La Antidemocracia
La moda de la antipolítica que se ha extendido en los últimos años por varios de los países de nuestro hemisferio, alentada en buena medida por políticos fracasados así como también por teóricos de la política, oculta en muchos casos su verdadera razón de ser, o sea, la prédica antidemocrática que a veces es su objetivo final. Habrá quienes discrepan, de buena fe sin duda alguna, de este enfoque dado el desprestigio de la clase política tradicional, la cual, con o sin motivo carga con buena parte, si no todos, de los fracasos y errores del ejercicio de la democracia representativa en los pasados cincuenta años, vale decir el período que se extiende desde el final de la segunda guerra mundial hasta hoy cuando, con altibajos, avances y retrocesos, se impuso el predominio de los regímenes democráticos en la mayor parte de nuestros países, con excepciones bien conocidas como, particularizando el caso venezolano, la etapa autoritaria que se inicia a finales de 1948 y se prolonga hasta el comienzo de 1958. A partir de este último año, en nuestro país se han mantenido los valores democráticos, hemos vivido en libertad bajo un Estado de derecho sustentado en una Carta Fundamental (1961) que ha prolongado su vigencia por los últimos 36 años sin mayores contratiempos, salvo la época en que se hizo necesario enfrentar la subversión extremista que proclamaba la sustitución de la democracia representativa, recién iniciada y adoptada libremente por las mayorías del país, por un gobierno revolucionario de corte marxista-leninista, virtual transplante a nuestra geografía de la misma experiencia que desde 1959 había culminado exitosamente la lucha armada en Cuba contra la dictadura de Fulgencio Batista. No es el propósito de estos comentarios analizar el caso cubano, salvo como referencia puntual en relación a la finalidad propiamente dicha de los mismos que no es otra distinta que la de exponer el criterio de llamar la atención sobre la creciente actividad antipolítica que, a mi juicio, no siempre es de carácter democrática. Y esto es importante destacarlo.

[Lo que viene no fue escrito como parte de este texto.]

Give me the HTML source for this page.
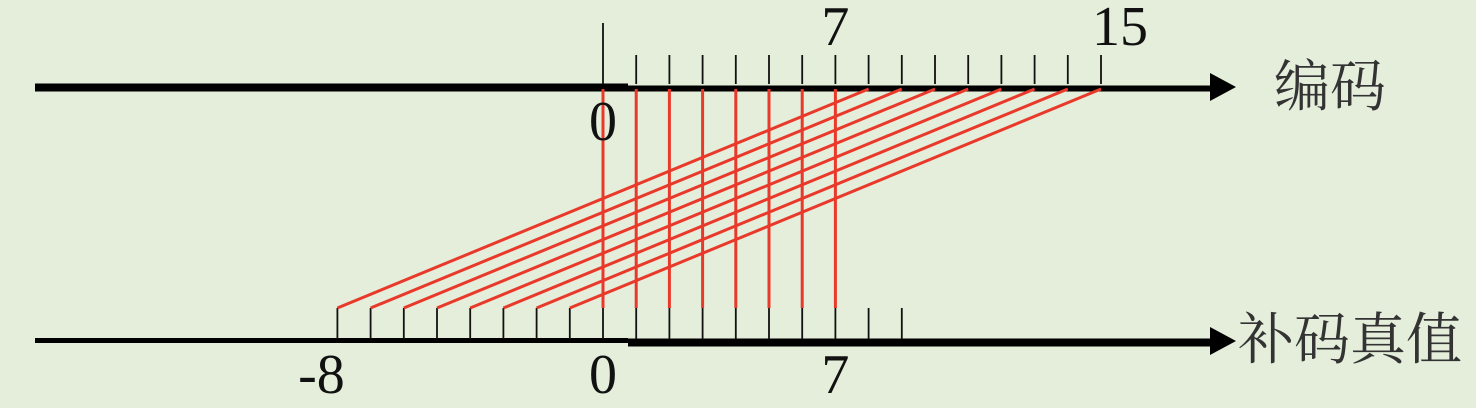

En estos mismos días uno de los personajes que aspiran a la suprema magistratura del Estado, es decir, a la presidencia de la república, como resultado ahora de un proceso electoral legítimo y no mediante el recurso de la violencia armada, declara que de tener éxito en su aspiración no vacilaría en disolver el Congreso de la República y la Corte Suprema de Justicia, entre otras instituciones políticas que contribuyen positivamente al equilibrio de poderes indispensables para el funcionamiento del régimen democrático. Esto, según el mismo personaje, daría paso a una auténtica democracia. Mayor contrasentido no es posible: eliminar la democracia para imponer autoritariamente una «nueva» democracia, quizás una de esas que se llamaron «democracias populares» en Europa del Este, satélites de la Unión Soviética, que tan rotundamente fracasaron en los distintos órdenes político, económico y social y que hoy, venturosamente abren camino, esta vez si, a nuevas democracias al estilo occidental.

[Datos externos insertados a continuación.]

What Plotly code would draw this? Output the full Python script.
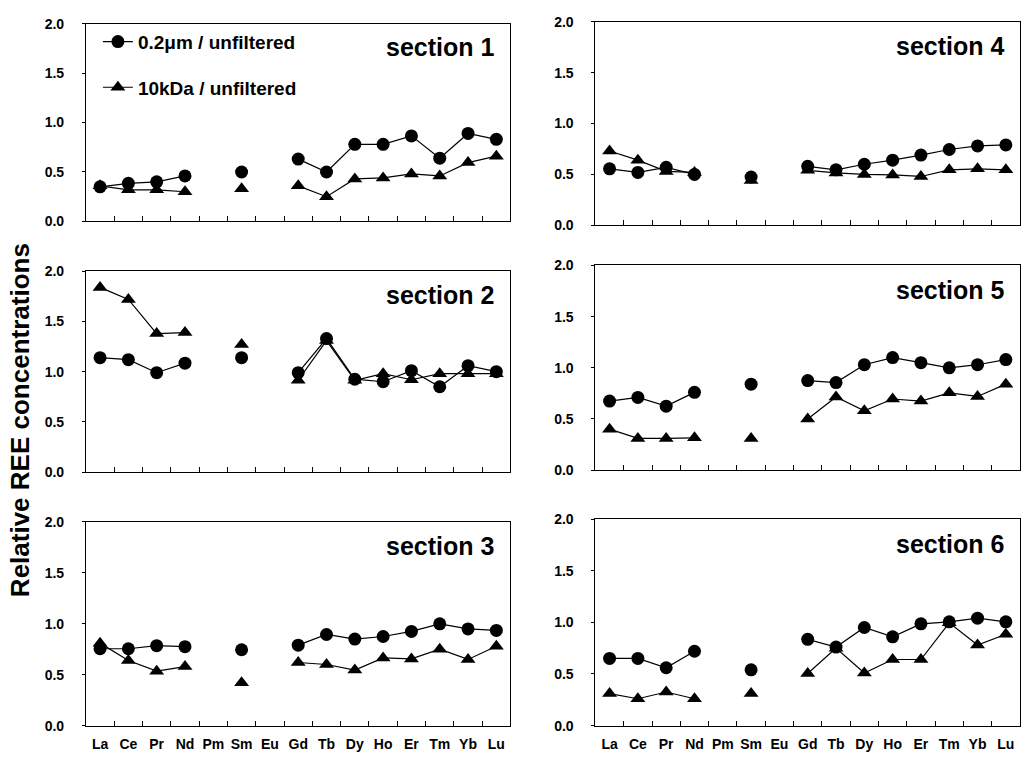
import plotly.graph_objects as go

# ---------------- data ----------------
elements = ["La", "Ce", "Pr", "Nd", "Pm", "Sm", "Eu", "Gd", "Tb", "Dy", "Ho", "Er", "Tm", "Yb", "Lu"]
y_tick_vals = [0.0, 0.5, 1.0, 1.5, 2.0]
series_names = ["0.2\u03bcm / unfiltered", "10kDa / unfiltered"]
section_names = ["section 1", "section 2", "section 3", "section 4", "section 5", "section 6"]

# 0.2um / unfiltered (circles)
s1_02 = [0.35, 0.385, 0.40, 0.46, None, 0.50, None, 0.63, 0.50, 0.78, 0.78, 0.865, 0.64, 0.89, 0.83]
s2_02 = [1.14, 1.12, 0.99, 1.085, None, 1.14, None, 0.99, 1.33, 0.925, 0.90, 1.01, 0.85, 1.06, 1.00]
s3_02 = [0.755, 0.755, 0.785, 0.775, None, 0.745, None, 0.79, 0.895, 0.85, 0.875, 0.925, 1.00, 0.95, 0.935]
s4_02 = [0.555, 0.52, 0.57, 0.50, None, 0.475, None, 0.58, 0.545, 0.60, 0.64, 0.69, 0.745, 0.78, 0.79]
s5_02 = [0.675, 0.71, 0.625, 0.76, None, 0.84, None, 0.875, 0.855, 1.03, 1.10, 1.05, 1.00, 1.03, 1.08]
s6_02 = [0.65, 0.65, 0.56, 0.72, None, 0.54, None, 0.835, 0.76, 0.95, 0.86, 0.985, 1.005, 1.04, 1.005]

# 10kDa / unfiltered (triangles)
s1_10 = [0.36, 0.32, 0.32, 0.30, None, 0.33, None, 0.36, 0.25, 0.43, 0.44, 0.48, 0.46, 0.595, 0.66]
s2_10 = [1.84, 1.72, 1.38, 1.39, None, 1.27, None, 0.915, 1.31, 0.915, 0.98, 0.92, 0.98, 0.98, 0.98]
s3_10 = [0.81, 0.64, 0.535, 0.58, None, 0.42, None, 0.62, 0.60, 0.545, 0.665, 0.655, 0.75, 0.65, 0.78]
s4_10 = [0.73, 0.64, 0.53, 0.52, None, 0.44, None, 0.54, 0.515, 0.50, 0.495, 0.48, 0.545, 0.555, 0.545]
s5_10 = [0.40, 0.31, 0.31, 0.315, None, 0.31, None, 0.50, 0.715, 0.58, 0.695, 0.675, 0.755, 0.72, 0.84]
s6_10 = [0.31, 0.26, 0.325, 0.26, None, 0.31, None, 0.505, 0.75, 0.51, 0.64, 0.64, 0.995, 0.78, 0.885]

sections = [
    (s1_02, s1_10), (s2_02, s2_10), (s3_02, s3_10),
    (s4_02, s4_10), (s5_02, s5_10), (s6_02, s6_10),
]

# ---------------- layout geometry ----------------
W, H = 1021, 762
FONT = "Liberation Sans, Arial, sans-serif"

def xdom(l, r):
    return [l / W, min(r / W, 1.0)]

def ydom(top, bot):
    return [1 - bot / H, 1 - top / H]

panel_geo = {
    0: (xdom(86, 511), ydom(16, 218), False),    # section 1
    1: (xdom(86, 511), ydom(269, 474), False),   # section 2
    2: (xdom(86, 511), ydom(525, 733), True),    # section 3
    3: (xdom(596, 1022), ydom(14, 222), False),  # section 4
    4: (xdom(596, 1022), ydom(263, 472), False), # section 5
    5: (xdom(596, 1022), ydom(522, 733), True),  # section 6
}

fig = go.Figure()
line_style = dict(color="black", width=1.2)

for i, (v02, v10) in enumerate(sections):
    ax = "" if i == 0 else str(i + 1)
    show = i == 0
    fig.add_trace(go.Scatter(
        x=elements, y=v10, mode="lines+markers", name=series_names[1],
        line=line_style, connectgaps=False,
        marker=dict(symbol="triangle-up", size=13, color="black"),
        xaxis="x" + ax, yaxis="y" + ax, showlegend=show,
        legendgroup="b", legendrank=2,
    ))
    fig.add_trace(go.Scatter(
        x=elements, y=v02, mode="lines+markers", name=series_names[0],
        line=line_style, connectgaps=False,
        marker=dict(symbol="circle", size=13, color="black"),
        xaxis="x" + ax, yaxis="y" + ax, showlegend=show,
        legendgroup="a", legendrank=1,
    ))

layout = dict(
    width=W, height=H, autosize=False,
    margin=dict(l=0, r=0, t=0, b=0),
    paper_bgcolor="white", plot_bgcolor="white",
    font=dict(family=FONT, color="black"),
    showlegend=True,
    legend=dict(
        x=98 / W, y=1 - 15 / H, xanchor="left", yanchor="top",
        bgcolor="rgba(0,0,0,0)", borderwidth=0,
        font=dict(family=FONT, size=19, color="black", weight="bold"),
        tracegroupgap=18, traceorder="grouped",
    ),
)

annotations = []
for i in range(6):
    xd, yd, bottom = panel_geo[i]
    ax = "" if i == 0 else str(i + 1)
    layout["xaxis" + ax] = dict(
        domain=xd, anchor="y" + ax, type="category",
        categoryorder="array", categoryarray=elements,
        range=[-0.5, len(elements) - 0.5],
        showline=True, mirror=True, linecolor="black", linewidth=1,
        showgrid=False, zeroline=False,
        ticks="inside", ticklen=5, tickcolor="black", tickwidth=1,
        tickson="boundaries", tickangle=0,
        showticklabels=bottom,
        tickfont=dict(family=FONT, size=14, color="black", weight="bold"),
        ticklabelstandoff=6,
    )
    layout["yaxis" + ax] = dict(
        domain=yd, anchor="x" + ax,
        range=[0, 2], tickvals=y_tick_vals, tickformat=".1f",
        showline=True, mirror=True, linecolor="black", linewidth=1,
        showgrid=False, zeroline=False,
        ticks="outside", ticklen=3, tickcolor="black", tickwidth=1,
        tickfont=dict(family=FONT, size=14, color="black", weight="bold"),
        ticklabelstandoff=15,
    )
    annotations.append(dict(
        text=section_names[i], xref="x" + ax + " domain", yref="y" + ax + " domain",
        x=0.967, y=0.88, xanchor="right", yanchor="middle", showarrow=False,
        font=dict(family=FONT, size=25, color="black", weight="bold"),
    ))

annotations.append(dict(
    text="Relative REE concentrations", xref="paper", yref="paper",
    x=20 / W, y=1 - 421 / H, xanchor="center", yanchor="middle",
    textangle=-90, showarrow=False,
    font=dict(family=FONT, size=26, color="black", weight="bold"),
))
layout["annotations"] = annotations

fig.update_layout(**layout)
fig.write_html("out.html")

Creo necesario señalar, además, los peligros que para la existencia misma de la libertad, nuestro bien supremo cuya adopción, defensa y mantenimiento nos convoca cotidianamente en este plebiscito permanente que es esencia de la democracia, sin que muchas de las veces nos demos cuenta de ello, estaría en riesgo serio de perderse para ser ominosamente reemplazada por el ejercicio autoritario del poder y, consiguientemente, por las constantes violaciones de los derechos humanos junto con la negación de los más elementales valores democráticos.
Importa, pues, presentar las anteriores ideas, en su exacto contenido, a fin de que cuando se hable de antipolítica quede claramente establecido que al amparo de la misma, bajo una fachada inocente, puede ocultarse -aunque no siempre, debe reconocerse- la aspiración antidemocrática, la cual es menester combatir ardorosamente si queremos mantener en todo su vigor el ejercicio y disfrute de la libertad.
Volveré sobre el tema en una nueva ocasión.